Purpose: The objective of this study is to quantify the overall burden (operative and nonoperative) of small bowel obstruction caused by adhesions after laparotomy in children.
Methods: Data from the Scottish National Health Service Medical Record Linkage database were used to assess risk of an adhesion-related readmission in the 5 years after open abdominal surgery in children and adolescents younger than 16 years from April 1996 to March 1997.
Results: A total of 1581 children underwent abdominal surgery (ie, from duodenum downward). Patients undergoing surgery on the ileum had the highest risk of readmission because of adhesions in the subsequent 5 years after surgery (9.2%)--formation/closure of ileostomy had the greatest risk (25%); 6.5% of children were readmitted after general laparotomy, 4.7% after duodenal surgery, and 2.1% after colonic surgery. The incidence of readmissions was 0.3% after appendicectomy.
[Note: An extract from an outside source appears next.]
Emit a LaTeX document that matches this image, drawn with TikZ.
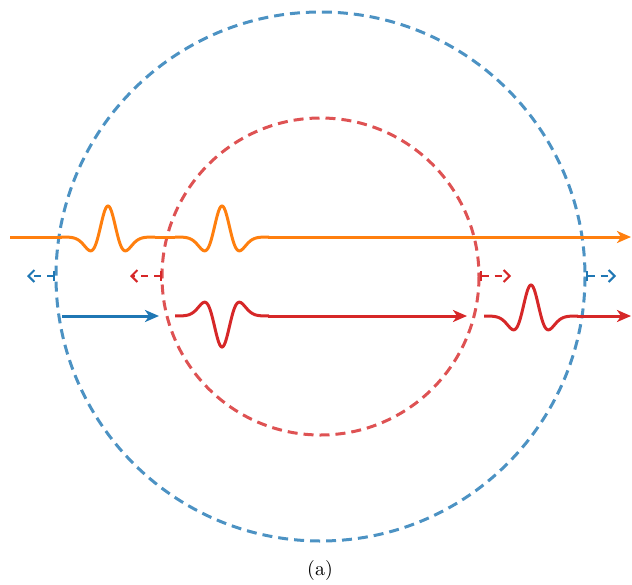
\documentclass[tikz,border=0pt]{standalone}
\usetikzlibrary{arrows.meta}
\definecolor{tabblue}{HTML}{1F77B4}
\definecolor{taborange}{HTML}{FF7F0E}
\definecolor{tabred}{HTML}{D62728}
\begin{document}
\begin{tikzpicture}[
  % one unit is one pixel of the 632 x 584 frame, y runs downwards
  x=0.5pt, y=-0.5pt,
  wv/.style={line width=1.5pt},
  ar/.style={wv, -{Stealth[length=7pt, width=6pt, inset=2pt]}},
  ring/.style={line width=1.5pt, dash pattern=on 5pt off 3pt, opacity=0.8},
  esc/.style={line width=1pt, dash pattern=on 3.5pt off 3pt,
    {Bar[width=5pt]}-{Straight Barb[length=3pt, width=6pt]}},
  % ricker pulse, #1 = height of the central lobe (negative: upside down)
  packet/.pic={\draw[wv] plot[domain=-47:47, samples=121, smooth]
    (\x, {-(#1)*(1-(\x/10)^2)*exp(-0.5*(\x/10)^2)});},
]
\useasboundingbox (0,0) rectangle (632,584);
% the two boundaries
\coordinate (c) at (320.5,276.5);
\draw[ring, tabblue] (c) circle[radius=264.5];
\draw[ring, tabred] (c) circle[radius=158.5];
% upper ray, orange
\coordinate (o0) at (10,237);   \coordinate (o1) at (62,237);
\coordinate (o2) at (155,237);  \coordinate (o3) at (175,237);
\coordinate (o4) at (268,237);  \coordinate (o5) at (631,237);
\draw[wv, taborange] (o0) -- (o1);
\pic[color=taborange] at (108,237) {packet=31};
\draw[wv, taborange] (o2) -- (o3);
\pic[color=taborange] at (222,237) {packet=31};
\draw[ar, taborange] (o4) -- (o5);
% lower ray, blue then red
\coordinate (b0) at (62,316);   \coordinate (b1) at (159,316);
\draw[ar, tabblue] (b0) -- (b1);
\pic[color=tabred] at (222,316) {packet=-31};
\coordinate (r0) at (268,316);  \coordinate (r1) at (467,316);
\draw[ar, tabred] (r0) -- (r1);
\pic[color=tabred] at (531,316) {packet=31};
\coordinate (r2) at (577,316);  \coordinate (r3) at (631,316);
\draw[ar, tabred] (r2) -- (r3);
% leaking parts
\coordinate (e1) at (55,276);  \coordinate (f1) at (27,276);
\coordinate (e2) at (162,276); \coordinate (f2) at (130,276);
\coordinate (e3) at (480,276); \coordinate (f3) at (511,276);
\coordinate (e4) at (586,276); \coordinate (f4) at (616,276);
\draw[esc, tabblue] (e1) -- (f1);
\draw[esc, tabred] (e2) -- (f2);
\draw[esc, tabred] (e3) -- (f3);
\draw[esc, tabblue] (e4) -- (f4);
\node (cap) at (320,570) {(a)};
\end{tikzpicture}
\end{document}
The overall readmission rate was 5.3% (if appendicectomy was excluded) and 1.1% (if appendicectomy was included).
Conclusion: This population-based study has demonstrated that children have a high incidence of readmissions owing to adhesions after lower abdominal surgery. The risks are related to the site and the type of the original surgery. The risk of further readmissions was highest in the first year but continued with time. The data enable surgeons to target antiadhesion strategies at procedures that lead to a high risk of adhesions.